In short, strong posture requires smart context. Upwind gives security leaders the clarity, precision, and context needed to evolve from reactive alerting to proactive, posture-led defense. Explore how with a demo.

FAQs

What does Risk Posture mean in a Business Operations Context?

Risk posture is all about the current level of cyber risk an organization faces. It’s based on systems, controls, and the threat environment. Those factors can feel technical, but in a business context, they translate into how risk is understood, prioritized, and managed in line with organizational goals. Reputation? Financial outcomes? They’re all on the agenda. Here are some examples:

  • Risk posture shows how critical business functions (like payments) rely on systems that could be attacked.
  • Risk posture informs decisions about how much risk to accept, transfer, or fix.
  • Risk posture helps define investments in areas where controls are lacking
  • Risk posture offers a scaffold for leaders to make quick decisions about mergers, digital transformation, vendor onboarding, and related actions.
  • Risk posture is one way to articulate technical risk as financial risk.

Why is understanding risk posture important to businesses today?

Understanding risk posture allows business leaders to prioritize cybersecurity efforts based on real exposure and potential impact — to quantify risk as it relates to business. Why is that important? 

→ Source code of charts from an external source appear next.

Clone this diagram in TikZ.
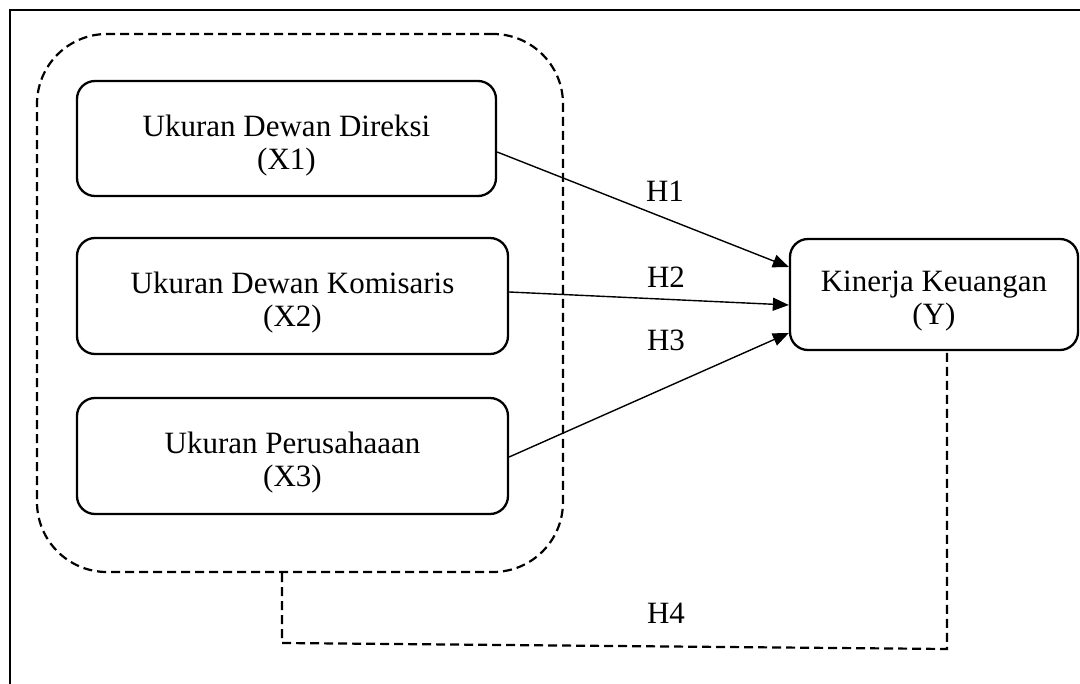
\documentclass[tikz,border=0pt]{standalone}
\usepackage{fontspec}
\setmainfont{Liberation Serif}
\usetikzlibrary{arrows.meta}
\begin{document}
\begin{tikzpicture}[x=1pt,y=-1pt,
  varbox/.style={draw, line width=2.3pt, rounded corners=18pt, inner sep=0pt},
  vartext/.style={align=center, inner sep=0pt, font=\fontsize{31}{33}\selectfont},
  groupbox/.style={draw, line width=2.2pt, rounded corners=70pt, dash pattern=on 9pt off 5pt, inner sep=0pt},
  hyparrow/.style={line width=1.4pt, -{Triangle[length=16pt,width=13pt]}},
  dashline/.style={line width=2.2pt, dash pattern=on 9pt off 5pt},
  hlabel/.style={font=\fontsize{31}{36}\selectfont, inner sep=0pt},
  frame/.style={line width=2pt}]
\useasboundingbox (0,0) rectangle (1080,684);
\fill[white] (0,0) rectangle (1080,684);
% outer frame (cut at right and bottom)
\coordinate (fbl) at (10,684);
\coordinate (ftl) at (10,10);
\coordinate (ftr) at (1080,10);
\draw[frame] (fbl) -- (ftl) -- (ftr);
% group container
\node[groupbox, minimum width=526pt, minimum height=538pt] (C) at (300,303) {};
% variable boxes
\node[varbox, minimum width=419pt, minimum height=115pt] (X1) at (286.5,138.5) {};
\node[varbox, minimum width=431pt, minimum height=116pt] (X2) at (292.5,296) {};
\node[varbox, minimum width=431pt, minimum height=116pt] (X3) at (292.5,456) {};
\node[varbox, minimum width=288pt, minimum height=111pt] (Y) at (934,294.5) {};
\node[vartext] (X1t) at ([yshift=-7pt]X1.center) {Ukuran Dewan Direksi\\(X1)};
\node[vartext] (X2t) at ([yshift=-7pt]X2.center) {Ukuran Dewan Komisaris\\(X2)};
\node[vartext] (X3t) at ([yshift=-7pt]X3.center) {Ukuran Perusahaaan\\(X3)};
\node[vartext] (Yt) at ([yshift=-7pt]Y.center) {Kinerja Keuangan\\(Y)};
% hypothesis arrows
\draw[hyparrow] ([yshift=-13.5pt]X1.east) -- ([yshift=27.5pt]Y.west);
\draw[hyparrow] ([yshift=4pt]X2.east) -- ([yshift=-10.5pt]Y.west);
\draw[hyparrow] ([yshift=-1pt]X3.east) -- ([yshift=-38.5pt]Y.west);
\node[hlabel] (H1) at (665,191) {H1};
\node[hlabel] (H2) at (666,277) {H2};
\node[hlabel] (H3) at (666,340) {H3};
% H4 dashed connector
\coordinate (h4l) at (282,643);
\coordinate (h4r) at (947,649);
\draw[dashline] ([xshift=-18pt]C.south) -- (h4l) -- (h4r) -- ([xshift=13pt]Y.south);
\node[hlabel] (H4) at (666,613) {H4};
\end{tikzpicture}
\end{document}
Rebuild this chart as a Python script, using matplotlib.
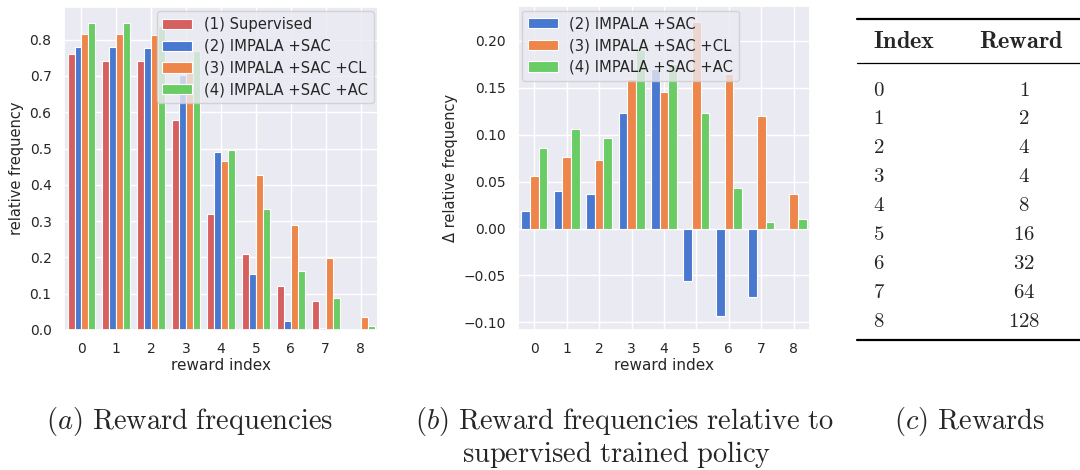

  • It prevents critical vulnerabilities from becoming unforeseen and immediate crises.
  • It makes for a budget allocation that focuses on true risks better.
  • It allows companies to adhere to their compliance requirements by showing ongoing, proactive security remediation.
  • It builds customer trust.
  • It helps teams react faster to threats and security breaches, for faster remediation and financial and business resilience.

What is the first step in improving or building a strong cyber risk posture?

The first step is identifying and classifying all critical assets and systems, then mapping their exposure, business value, and existing security controls. This baseline enables organizations to assess where risk is concentrated and guides prioritization of mitigation efforts.